PROBLEM TO SOLVE —
Leave the pictures out and retype the lines from the beginning through the line with "from matplotlib.ticker import", both ends included.

PROVIDED DATA —
--------------------------------
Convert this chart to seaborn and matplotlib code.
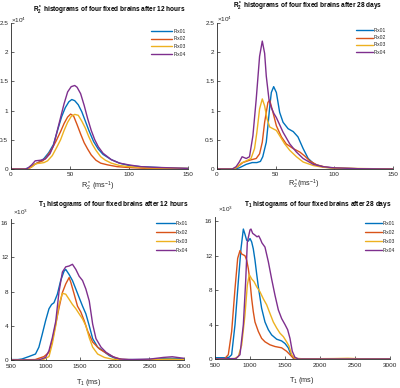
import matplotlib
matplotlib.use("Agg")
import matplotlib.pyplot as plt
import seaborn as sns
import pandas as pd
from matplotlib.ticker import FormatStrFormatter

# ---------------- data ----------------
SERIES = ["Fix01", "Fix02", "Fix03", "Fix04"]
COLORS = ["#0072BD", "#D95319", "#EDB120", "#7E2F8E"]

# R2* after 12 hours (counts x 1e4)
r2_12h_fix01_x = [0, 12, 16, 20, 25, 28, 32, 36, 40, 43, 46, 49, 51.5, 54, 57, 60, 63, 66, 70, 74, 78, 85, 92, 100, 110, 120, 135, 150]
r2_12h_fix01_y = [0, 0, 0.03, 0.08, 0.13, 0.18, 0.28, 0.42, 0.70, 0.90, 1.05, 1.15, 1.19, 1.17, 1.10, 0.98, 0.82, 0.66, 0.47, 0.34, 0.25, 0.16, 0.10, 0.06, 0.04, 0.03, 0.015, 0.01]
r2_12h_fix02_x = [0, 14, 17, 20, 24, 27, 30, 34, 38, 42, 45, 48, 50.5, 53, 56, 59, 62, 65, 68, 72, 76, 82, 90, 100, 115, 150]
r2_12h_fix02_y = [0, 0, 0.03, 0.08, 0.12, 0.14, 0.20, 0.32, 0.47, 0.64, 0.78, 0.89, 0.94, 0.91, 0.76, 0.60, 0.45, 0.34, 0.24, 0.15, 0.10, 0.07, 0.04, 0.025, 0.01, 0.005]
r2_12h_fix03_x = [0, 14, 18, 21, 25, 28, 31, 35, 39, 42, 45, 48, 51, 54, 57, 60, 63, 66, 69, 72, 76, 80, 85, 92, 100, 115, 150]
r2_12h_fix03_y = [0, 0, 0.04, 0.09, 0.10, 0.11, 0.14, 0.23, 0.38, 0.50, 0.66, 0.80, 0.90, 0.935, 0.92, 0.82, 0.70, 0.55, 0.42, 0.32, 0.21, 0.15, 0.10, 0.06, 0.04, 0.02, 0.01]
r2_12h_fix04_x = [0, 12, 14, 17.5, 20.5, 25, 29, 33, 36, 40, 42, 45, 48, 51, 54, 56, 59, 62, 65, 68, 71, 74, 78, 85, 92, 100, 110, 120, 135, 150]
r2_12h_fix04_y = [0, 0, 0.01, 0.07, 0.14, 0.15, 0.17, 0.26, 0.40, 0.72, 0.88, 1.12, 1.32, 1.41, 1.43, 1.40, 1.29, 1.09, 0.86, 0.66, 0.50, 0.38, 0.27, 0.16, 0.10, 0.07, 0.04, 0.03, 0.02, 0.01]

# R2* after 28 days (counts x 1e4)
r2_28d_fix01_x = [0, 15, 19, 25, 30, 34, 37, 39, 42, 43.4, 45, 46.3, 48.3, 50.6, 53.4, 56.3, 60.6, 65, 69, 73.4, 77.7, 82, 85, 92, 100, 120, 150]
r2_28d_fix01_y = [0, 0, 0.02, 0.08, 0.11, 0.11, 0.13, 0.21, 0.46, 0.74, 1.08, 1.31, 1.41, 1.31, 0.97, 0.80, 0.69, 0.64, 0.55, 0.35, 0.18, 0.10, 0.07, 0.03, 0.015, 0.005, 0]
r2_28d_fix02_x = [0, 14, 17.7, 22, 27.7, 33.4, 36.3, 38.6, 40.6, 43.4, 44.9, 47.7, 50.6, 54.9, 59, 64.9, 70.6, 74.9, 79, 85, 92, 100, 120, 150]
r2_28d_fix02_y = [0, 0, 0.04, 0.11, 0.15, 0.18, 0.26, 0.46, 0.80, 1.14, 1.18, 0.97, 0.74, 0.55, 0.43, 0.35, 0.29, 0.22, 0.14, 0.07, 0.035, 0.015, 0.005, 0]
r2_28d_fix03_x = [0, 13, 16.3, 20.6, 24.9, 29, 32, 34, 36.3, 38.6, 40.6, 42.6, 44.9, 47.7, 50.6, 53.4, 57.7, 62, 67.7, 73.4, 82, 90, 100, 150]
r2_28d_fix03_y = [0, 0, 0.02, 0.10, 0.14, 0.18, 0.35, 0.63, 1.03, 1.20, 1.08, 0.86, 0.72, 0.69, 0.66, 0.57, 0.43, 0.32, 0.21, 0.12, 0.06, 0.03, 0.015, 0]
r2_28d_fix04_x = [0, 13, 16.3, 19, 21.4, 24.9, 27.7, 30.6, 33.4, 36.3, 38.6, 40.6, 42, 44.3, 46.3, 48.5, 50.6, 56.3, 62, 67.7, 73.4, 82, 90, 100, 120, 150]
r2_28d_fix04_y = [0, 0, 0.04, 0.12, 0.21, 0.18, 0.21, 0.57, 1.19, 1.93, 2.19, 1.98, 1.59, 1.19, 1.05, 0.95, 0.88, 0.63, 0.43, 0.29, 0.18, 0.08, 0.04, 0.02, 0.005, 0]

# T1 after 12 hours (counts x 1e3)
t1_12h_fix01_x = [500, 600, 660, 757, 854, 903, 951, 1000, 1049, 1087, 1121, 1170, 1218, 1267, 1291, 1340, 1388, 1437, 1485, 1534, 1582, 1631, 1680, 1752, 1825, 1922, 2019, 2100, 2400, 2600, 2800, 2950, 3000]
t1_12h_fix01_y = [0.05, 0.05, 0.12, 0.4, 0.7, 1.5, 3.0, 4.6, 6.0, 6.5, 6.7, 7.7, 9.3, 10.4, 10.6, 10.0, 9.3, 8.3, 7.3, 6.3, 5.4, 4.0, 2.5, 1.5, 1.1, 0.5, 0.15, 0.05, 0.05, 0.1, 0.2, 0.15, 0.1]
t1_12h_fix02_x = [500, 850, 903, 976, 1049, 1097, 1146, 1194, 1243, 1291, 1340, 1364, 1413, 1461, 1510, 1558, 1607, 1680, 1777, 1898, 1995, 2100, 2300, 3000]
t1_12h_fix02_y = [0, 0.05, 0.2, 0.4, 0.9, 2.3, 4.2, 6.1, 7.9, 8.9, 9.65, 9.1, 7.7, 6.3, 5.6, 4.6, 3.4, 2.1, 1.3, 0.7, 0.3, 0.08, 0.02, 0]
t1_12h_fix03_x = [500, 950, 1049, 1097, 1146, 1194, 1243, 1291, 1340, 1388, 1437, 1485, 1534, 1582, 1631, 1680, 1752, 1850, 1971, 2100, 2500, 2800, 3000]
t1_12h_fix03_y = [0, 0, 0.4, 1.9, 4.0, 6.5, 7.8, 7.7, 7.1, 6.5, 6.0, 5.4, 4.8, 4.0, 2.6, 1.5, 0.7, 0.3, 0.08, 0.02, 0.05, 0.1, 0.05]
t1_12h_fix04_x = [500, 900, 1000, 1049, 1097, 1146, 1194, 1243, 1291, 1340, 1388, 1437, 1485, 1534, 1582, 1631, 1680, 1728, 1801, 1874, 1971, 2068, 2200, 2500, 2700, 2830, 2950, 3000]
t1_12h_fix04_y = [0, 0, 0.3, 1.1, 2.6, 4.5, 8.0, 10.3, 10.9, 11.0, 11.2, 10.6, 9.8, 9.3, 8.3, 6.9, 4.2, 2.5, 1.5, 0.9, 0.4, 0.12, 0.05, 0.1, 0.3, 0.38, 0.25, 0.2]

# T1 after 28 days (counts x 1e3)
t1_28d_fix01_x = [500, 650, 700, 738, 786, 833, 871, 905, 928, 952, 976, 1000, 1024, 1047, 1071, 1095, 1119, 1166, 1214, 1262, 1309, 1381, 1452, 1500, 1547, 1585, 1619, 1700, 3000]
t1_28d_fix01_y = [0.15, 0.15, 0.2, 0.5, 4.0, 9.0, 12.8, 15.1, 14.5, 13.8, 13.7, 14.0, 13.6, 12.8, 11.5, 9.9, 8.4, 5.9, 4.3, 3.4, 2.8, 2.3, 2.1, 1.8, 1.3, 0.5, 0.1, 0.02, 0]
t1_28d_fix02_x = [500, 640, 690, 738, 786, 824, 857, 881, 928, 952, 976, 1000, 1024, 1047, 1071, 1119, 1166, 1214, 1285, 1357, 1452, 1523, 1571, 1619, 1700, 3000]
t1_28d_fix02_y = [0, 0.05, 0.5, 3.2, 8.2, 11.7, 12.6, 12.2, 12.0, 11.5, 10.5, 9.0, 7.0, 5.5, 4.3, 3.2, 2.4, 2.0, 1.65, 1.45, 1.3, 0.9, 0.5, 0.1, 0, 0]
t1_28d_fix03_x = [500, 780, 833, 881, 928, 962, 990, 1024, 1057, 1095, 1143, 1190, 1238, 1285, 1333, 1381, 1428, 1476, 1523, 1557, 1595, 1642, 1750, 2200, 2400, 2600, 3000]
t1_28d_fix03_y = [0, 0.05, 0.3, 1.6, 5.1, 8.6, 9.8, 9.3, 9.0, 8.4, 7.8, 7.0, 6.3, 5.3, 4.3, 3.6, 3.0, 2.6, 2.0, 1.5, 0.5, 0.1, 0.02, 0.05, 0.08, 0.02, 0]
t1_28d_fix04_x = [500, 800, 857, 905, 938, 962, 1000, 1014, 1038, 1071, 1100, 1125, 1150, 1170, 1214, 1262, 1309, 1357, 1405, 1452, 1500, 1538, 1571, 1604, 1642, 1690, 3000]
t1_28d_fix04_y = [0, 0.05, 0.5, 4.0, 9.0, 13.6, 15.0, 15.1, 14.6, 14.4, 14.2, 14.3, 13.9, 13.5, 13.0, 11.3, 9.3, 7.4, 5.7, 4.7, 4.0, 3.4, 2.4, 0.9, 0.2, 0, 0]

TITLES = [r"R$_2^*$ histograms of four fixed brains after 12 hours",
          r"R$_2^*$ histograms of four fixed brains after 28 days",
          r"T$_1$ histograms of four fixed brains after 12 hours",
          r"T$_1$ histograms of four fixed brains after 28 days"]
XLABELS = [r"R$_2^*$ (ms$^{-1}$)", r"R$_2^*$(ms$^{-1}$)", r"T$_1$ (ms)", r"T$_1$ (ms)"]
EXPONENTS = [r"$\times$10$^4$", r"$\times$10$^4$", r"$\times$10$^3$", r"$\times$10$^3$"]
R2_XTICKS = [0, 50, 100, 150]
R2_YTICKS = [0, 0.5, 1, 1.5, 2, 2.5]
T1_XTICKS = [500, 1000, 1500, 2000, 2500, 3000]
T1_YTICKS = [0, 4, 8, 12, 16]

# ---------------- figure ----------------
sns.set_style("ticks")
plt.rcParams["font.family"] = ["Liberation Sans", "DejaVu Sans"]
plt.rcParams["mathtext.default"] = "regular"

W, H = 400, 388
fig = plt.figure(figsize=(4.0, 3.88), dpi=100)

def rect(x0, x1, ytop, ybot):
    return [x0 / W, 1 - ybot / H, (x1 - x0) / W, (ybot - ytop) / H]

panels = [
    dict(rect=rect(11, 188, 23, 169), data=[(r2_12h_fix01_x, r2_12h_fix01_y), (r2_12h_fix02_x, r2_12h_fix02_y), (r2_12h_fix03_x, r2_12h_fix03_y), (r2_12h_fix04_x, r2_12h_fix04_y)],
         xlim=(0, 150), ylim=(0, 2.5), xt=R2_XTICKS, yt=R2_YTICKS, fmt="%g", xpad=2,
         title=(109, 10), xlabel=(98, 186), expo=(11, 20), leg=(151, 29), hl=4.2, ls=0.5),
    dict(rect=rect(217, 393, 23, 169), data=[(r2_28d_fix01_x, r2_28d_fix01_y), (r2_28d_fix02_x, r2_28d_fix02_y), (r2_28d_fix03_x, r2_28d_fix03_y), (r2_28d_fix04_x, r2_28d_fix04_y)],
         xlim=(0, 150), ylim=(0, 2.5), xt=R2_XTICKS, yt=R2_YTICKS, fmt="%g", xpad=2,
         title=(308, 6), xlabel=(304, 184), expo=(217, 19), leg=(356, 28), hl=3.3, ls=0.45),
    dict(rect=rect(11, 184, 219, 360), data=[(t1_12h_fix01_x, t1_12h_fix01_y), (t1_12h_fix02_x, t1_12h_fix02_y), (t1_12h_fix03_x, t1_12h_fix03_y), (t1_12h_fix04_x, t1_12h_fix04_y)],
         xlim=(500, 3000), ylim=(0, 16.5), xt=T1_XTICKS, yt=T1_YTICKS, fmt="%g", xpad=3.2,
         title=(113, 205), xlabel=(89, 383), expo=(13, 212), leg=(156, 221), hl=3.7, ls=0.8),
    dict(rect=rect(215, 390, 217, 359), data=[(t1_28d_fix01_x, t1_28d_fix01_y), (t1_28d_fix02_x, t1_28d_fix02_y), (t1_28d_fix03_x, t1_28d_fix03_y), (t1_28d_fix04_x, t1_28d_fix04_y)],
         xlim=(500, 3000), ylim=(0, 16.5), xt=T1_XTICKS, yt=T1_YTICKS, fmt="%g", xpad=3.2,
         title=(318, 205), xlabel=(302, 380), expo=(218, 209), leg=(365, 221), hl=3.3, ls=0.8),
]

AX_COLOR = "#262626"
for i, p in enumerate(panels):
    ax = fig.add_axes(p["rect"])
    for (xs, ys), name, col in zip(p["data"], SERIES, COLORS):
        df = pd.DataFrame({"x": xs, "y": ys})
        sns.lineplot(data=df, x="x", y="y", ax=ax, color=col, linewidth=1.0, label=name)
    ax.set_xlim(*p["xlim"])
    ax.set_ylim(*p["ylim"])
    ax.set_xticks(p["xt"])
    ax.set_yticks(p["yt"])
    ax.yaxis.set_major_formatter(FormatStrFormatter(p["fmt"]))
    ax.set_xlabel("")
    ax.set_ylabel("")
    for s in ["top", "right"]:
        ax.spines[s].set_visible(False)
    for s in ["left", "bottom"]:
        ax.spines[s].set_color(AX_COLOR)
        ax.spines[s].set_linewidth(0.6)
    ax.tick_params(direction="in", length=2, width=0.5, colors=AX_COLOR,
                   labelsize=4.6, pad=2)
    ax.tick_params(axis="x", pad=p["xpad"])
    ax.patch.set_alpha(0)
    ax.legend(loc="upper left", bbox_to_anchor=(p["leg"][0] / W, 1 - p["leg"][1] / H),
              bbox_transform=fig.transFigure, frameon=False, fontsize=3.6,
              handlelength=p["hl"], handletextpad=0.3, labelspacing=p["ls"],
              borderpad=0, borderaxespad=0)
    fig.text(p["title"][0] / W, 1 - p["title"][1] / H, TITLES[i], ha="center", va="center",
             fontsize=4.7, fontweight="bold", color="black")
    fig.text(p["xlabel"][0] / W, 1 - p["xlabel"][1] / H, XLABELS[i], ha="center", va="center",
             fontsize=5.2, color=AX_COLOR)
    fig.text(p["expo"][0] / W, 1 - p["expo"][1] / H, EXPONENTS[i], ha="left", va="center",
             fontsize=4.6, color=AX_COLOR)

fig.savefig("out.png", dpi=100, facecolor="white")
--------------------------------
EXPECTED ANSWER —
Convert this chart to seaborn and matplotlib code.
import matplotlib
matplotlib.use("Agg")
import matplotlib.pyplot as plt
import seaborn as sns
import pandas as pd
from matplotlib.ticker import FormatStrFormatter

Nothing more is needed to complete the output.